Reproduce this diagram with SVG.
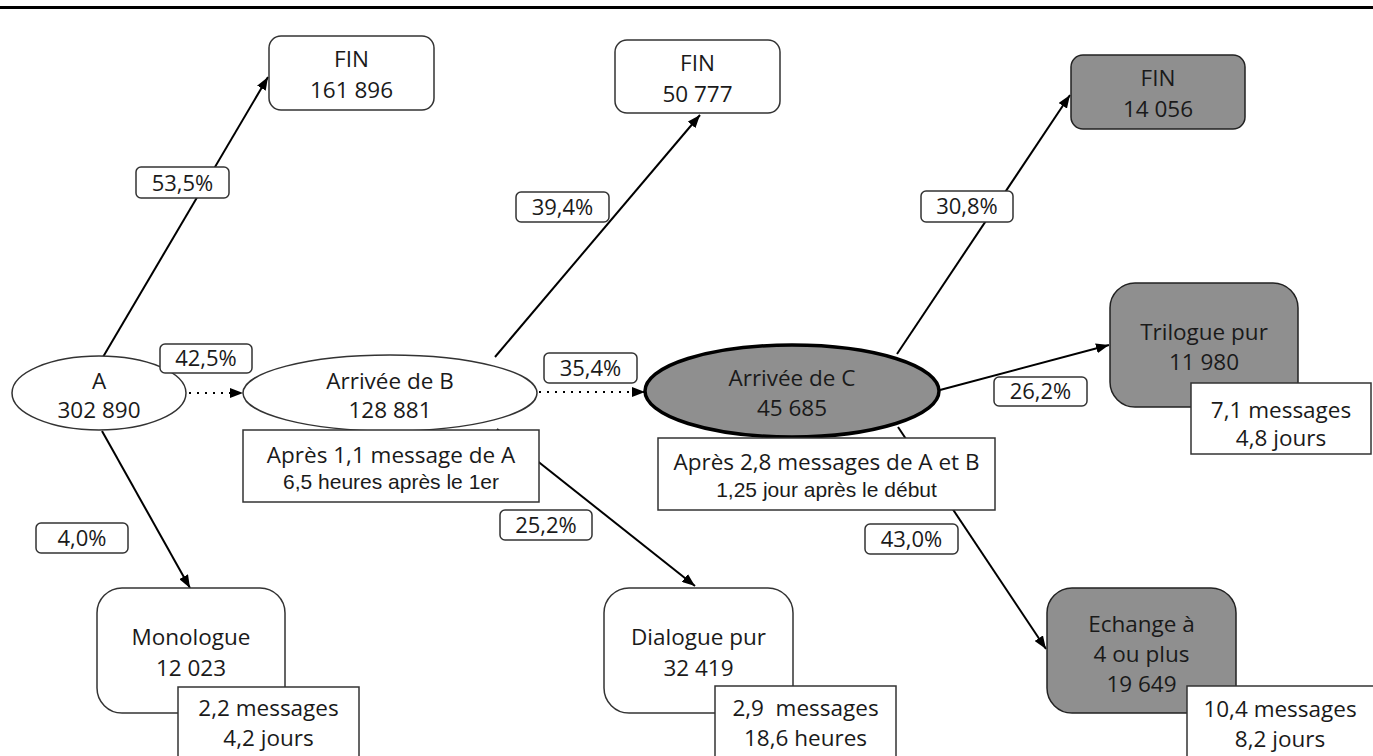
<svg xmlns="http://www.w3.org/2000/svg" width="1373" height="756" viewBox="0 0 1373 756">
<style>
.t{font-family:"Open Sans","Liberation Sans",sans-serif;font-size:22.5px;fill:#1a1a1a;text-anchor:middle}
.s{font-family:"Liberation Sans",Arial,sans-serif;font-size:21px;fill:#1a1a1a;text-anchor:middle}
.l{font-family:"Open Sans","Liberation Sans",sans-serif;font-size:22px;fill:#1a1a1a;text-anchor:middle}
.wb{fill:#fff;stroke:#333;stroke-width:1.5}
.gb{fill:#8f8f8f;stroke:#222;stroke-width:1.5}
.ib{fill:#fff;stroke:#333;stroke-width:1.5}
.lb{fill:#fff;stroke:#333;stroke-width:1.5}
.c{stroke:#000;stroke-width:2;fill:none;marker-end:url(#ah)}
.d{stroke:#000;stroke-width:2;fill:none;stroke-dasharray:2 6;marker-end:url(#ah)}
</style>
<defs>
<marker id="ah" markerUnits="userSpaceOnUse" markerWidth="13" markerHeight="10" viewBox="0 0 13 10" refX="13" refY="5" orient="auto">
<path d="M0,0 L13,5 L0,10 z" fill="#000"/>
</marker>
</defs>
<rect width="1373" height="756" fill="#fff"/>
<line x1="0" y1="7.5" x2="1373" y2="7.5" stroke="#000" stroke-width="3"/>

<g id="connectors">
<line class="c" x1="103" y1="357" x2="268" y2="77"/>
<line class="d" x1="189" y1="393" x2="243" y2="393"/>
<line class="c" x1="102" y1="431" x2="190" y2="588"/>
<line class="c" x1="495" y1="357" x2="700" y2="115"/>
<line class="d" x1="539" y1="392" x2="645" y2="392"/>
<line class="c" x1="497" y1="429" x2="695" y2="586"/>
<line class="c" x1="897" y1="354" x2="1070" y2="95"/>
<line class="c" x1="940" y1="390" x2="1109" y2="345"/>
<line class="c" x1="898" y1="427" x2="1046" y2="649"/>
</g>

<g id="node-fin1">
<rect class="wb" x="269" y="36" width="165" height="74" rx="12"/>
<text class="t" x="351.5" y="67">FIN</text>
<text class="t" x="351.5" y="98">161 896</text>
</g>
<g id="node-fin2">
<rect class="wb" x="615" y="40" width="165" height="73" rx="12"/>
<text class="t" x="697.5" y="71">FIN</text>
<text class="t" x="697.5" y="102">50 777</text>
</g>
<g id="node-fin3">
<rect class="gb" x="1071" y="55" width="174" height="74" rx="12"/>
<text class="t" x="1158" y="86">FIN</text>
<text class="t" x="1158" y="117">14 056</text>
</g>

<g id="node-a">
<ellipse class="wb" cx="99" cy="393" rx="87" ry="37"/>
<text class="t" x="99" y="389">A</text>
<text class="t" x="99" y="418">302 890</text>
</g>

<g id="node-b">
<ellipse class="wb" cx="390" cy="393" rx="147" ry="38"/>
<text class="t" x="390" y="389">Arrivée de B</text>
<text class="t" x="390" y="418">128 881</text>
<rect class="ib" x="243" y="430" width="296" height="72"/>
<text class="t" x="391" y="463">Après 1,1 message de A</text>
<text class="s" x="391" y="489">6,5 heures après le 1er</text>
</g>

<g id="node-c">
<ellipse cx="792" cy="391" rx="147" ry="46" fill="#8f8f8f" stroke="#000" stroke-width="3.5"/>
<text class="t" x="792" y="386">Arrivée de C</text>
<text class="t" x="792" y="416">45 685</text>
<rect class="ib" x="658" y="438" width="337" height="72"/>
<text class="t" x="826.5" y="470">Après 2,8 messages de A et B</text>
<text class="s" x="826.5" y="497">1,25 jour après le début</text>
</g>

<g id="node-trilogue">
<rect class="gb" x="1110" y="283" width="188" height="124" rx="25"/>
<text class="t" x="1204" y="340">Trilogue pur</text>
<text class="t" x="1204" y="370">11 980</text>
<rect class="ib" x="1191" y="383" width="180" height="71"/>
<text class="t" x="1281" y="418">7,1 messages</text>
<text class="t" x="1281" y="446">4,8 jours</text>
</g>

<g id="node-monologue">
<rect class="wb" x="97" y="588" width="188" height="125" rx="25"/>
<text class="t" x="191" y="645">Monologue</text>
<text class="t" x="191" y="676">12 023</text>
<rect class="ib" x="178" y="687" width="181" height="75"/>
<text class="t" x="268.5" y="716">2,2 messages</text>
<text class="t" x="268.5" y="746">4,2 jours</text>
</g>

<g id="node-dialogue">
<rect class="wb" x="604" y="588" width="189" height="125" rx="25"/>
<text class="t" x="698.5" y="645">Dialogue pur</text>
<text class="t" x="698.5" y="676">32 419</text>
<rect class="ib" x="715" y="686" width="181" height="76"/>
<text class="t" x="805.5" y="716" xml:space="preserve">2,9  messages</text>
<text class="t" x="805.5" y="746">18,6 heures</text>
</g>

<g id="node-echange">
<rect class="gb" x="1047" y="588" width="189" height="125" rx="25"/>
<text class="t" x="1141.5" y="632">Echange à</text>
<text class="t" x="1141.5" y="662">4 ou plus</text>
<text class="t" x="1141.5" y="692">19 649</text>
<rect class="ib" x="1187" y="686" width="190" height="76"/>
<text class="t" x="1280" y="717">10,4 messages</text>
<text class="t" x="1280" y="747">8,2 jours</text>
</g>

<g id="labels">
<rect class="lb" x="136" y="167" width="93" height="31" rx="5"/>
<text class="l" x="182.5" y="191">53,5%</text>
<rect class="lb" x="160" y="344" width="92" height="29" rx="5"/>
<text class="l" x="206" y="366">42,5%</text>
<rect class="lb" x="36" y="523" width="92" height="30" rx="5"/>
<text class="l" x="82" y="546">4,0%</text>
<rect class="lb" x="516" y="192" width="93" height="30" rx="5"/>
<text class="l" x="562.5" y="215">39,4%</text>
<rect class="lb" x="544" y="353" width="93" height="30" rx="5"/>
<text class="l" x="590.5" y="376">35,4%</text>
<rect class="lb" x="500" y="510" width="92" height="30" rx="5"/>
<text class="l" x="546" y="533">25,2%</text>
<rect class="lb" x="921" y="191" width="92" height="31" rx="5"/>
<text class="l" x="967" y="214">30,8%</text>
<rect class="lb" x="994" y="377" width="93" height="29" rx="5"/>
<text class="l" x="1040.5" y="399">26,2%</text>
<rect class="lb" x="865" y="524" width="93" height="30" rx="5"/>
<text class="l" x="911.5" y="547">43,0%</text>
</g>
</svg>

## TO BE DONE
Repeat the listing in full and exactly. Do not include any images.

## CORRECT ANSWER
Reproduce this diagram with SVG.
<svg xmlns="http://www.w3.org/2000/svg" width="1373" height="756" viewBox="0 0 1373 756">
<style>
.t{font-family:"Open Sans","Liberation Sans",sans-serif;font-size:22.5px;fill:#1a1a1a;text-anchor:middle}
.s{font-family:"Liberation Sans",Arial,sans-serif;font-size:21px;fill:#1a1a1a;text-anchor:middle}
.l{font-family:"Open Sans","Liberation Sans",sans-serif;font-size:22px;fill:#1a1a1a;text-anchor:middle}
.wb{fill:#fff;stroke:#333;stroke-width:1.5}
.gb{fill:#8f8f8f;stroke:#222;stroke-width:1.5}
.ib{fill:#fff;stroke:#333;stroke-width:1.5}
.lb{fill:#fff;stroke:#333;stroke-width:1.5}
.c{stroke:#000;stroke-width:2;fill:none;marker-end:url(#ah)}
.d{stroke:#000;stroke-width:2;fill:none;stroke-dasharray:2 6;marker-end:url(#ah)}
</style>
<defs>
<marker id="ah" markerUnits="userSpaceOnUse" markerWidth="13" markerHeight="10" viewBox="0 0 13 10" refX="13" refY="5" orient="auto">
<path d="M0,0 L13,5 L0,10 z" fill="#000"/>
</marker>
</defs>
<rect width="1373" height="756" fill="#fff"/>
<line x1="0" y1="7.5" x2="1373" y2="7.5" stroke="#000" stroke-width="3"/>

<g id="connectors">
<line class="c" x1="103" y1="357" x2="268" y2="77"/>
<line class="d" x1="189" y1="393" x2="243" y2="393"/>
<line class="c" x1="102" y1="431" x2="190" y2="588"/>
<line class="c" x1="495" y1="357" x2="700" y2="115"/>
<line class="d" x1="539" y1="392" x2="645" y2="392"/>
<line class="c" x1="497" y1="429" x2="695" y2="586"/>
<line class="c" x1="897" y1="354" x2="1070" y2="95"/>
<line class="c" x1="940" y1="390" x2="1109" y2="345"/>
<line class="c" x1="898" y1="427" x2="1046" y2="649"/>
</g>

<g id="node-fin1">
<rect class="wb" x="269" y="36" width="165" height="74" rx="12"/>
<text class="t" x="351.5" y="67">FIN</text>
<text class="t" x="351.5" y="98">161 896</text>
</g>
<g id="node-fin2">
<rect class="wb" x="615" y="40" width="165" height="73" rx="12"/>
<text class="t" x="697.5" y="71">FIN</text>
<text class="t" x="697.5" y="102">50 777</text>
</g>
<g id="node-fin3">
<rect class="gb" x="1071" y="55" width="174" height="74" rx="12"/>
<text class="t" x="1158" y="86">FIN</text>
<text class="t" x="1158" y="117">14 056</text>
</g>

<g id="node-a">
<ellipse class="wb" cx="99" cy="393" rx="87" ry="37"/>
<text class="t" x="99" y="389">A</text>
<text class="t" x="99" y="418">302 890</text>
</g>

<g id="node-b">
<ellipse class="wb" cx="390" cy="393" rx="147" ry="38"/>
<text class="t" x="390" y="389">Arrivée de B</text>
<text class="t" x="390" y="418">128 881</text>
<rect class="ib" x="243" y="430" width="296" height="72"/>
<text class="t" x="391" y="463">Après 1,1 message de A</text>
<text class="s" x="391" y="489">6,5 heures après le 1er</text>
</g>

<g id="node-c">
<ellipse cx="792" cy="391" rx="147" ry="46" fill="#8f8f8f" stroke="#000" stroke-width="3.5"/>
<text class="t" x="792" y="386">Arrivée de C</text>
<text class="t" x="792" y="416">45 685</text>
<rect class="ib" x="658" y="438" width="337" height="72"/>
<text class="t" x="826.5" y="470">Après 2,8 messages de A et B</text>
<text class="s" x="826.5" y="497">1,25 jour après le début</text>
</g>

<g id="node-trilogue">
<rect class="gb" x="1110" y="283" width="188" height="124" rx="25"/>
<text class="t" x="1204" y="340">Trilogue pur</text>
<text class="t" x="1204" y="370">11 980</text>
<rect class="ib" x="1191" y="383" width="180" height="71"/>
<text class="t" x="1281" y="418">7,1 messages</text>
<text class="t" x="1281" y="446">4,8 jours</text>
</g>

<g id="node-monologue">
<rect class="wb" x="97" y="588" width="188" height="125" rx="25"/>
<text class="t" x="191" y="645">Monologue</text>
<text class="t" x="191" y="676">12 023</text>
<rect class="ib" x="178" y="687" width="181" height="75"/>
<text class="t" x="268.5" y="716">2,2 messages</text>
<text class="t" x="268.5" y="746">4,2 jours</text>
</g>

<g id="node-dialogue">
<rect class="wb" x="604" y="588" width="189" height="125" rx="25"/>
<text class="t" x="698.5" y="645">Dialogue pur</text>
<text class="t" x="698.5" y="676">32 419</text>
<rect class="ib" x="715" y="686" width="181" height="76"/>
<text class="t" x="805.5" y="716" xml:space="preserve">2,9  messages</text>
<text class="t" x="805.5" y="746">18,6 heures</text>
</g>

<g id="node-echange">
<rect class="gb" x="1047" y="588" width="189" height="125" rx="25"/>
<text class="t" x="1141.5" y="632">Echange à</text>
<text class="t" x="1141.5" y="662">4 ou plus</text>
<text class="t" x="1141.5" y="692">19 649</text>
<rect class="ib" x="1187" y="686" width="190" height="76"/>
<text class="t" x="1280" y="717">10,4 messages</text>
<text class="t" x="1280" y="747">8,2 jours</text>
</g>

<g id="labels">
<rect class="lb" x="136" y="167" width="93" height="31" rx="5"/>
<text class="l" x="182.5" y="191">53,5%</text>
<rect class="lb" x="160" y="344" width="92" height="29" rx="5"/>
<text class="l" x="206" y="366">42,5%</text>
<rect class="lb" x="36" y="523" width="92" height="30" rx="5"/>
<text class="l" x="82" y="546">4,0%</text>
<rect class="lb" x="516" y="192" width="93" height="30" rx="5"/>
<text class="l" x="562.5" y="215">39,4%</text>
<rect class="lb" x="544" y="353" width="93" height="30" rx="5"/>
<text class="l" x="590.5" y="376">35,4%</text>
<rect class="lb" x="500" y="510" width="92" height="30" rx="5"/>
<text class="l" x="546" y="533">25,2%</text>
<rect class="lb" x="921" y="191" width="92" height="31" rx="5"/>
<text class="l" x="967" y="214">30,8%</text>
<rect class="lb" x="994" y="377" width="93" height="29" rx="5"/>
<text class="l" x="1040.5" y="399">26,2%</text>
<rect class="lb" x="865" y="524" width="93" height="30" rx="5"/>
<text class="l" x="911.5" y="547">43,0%</text>
</g>
</svg>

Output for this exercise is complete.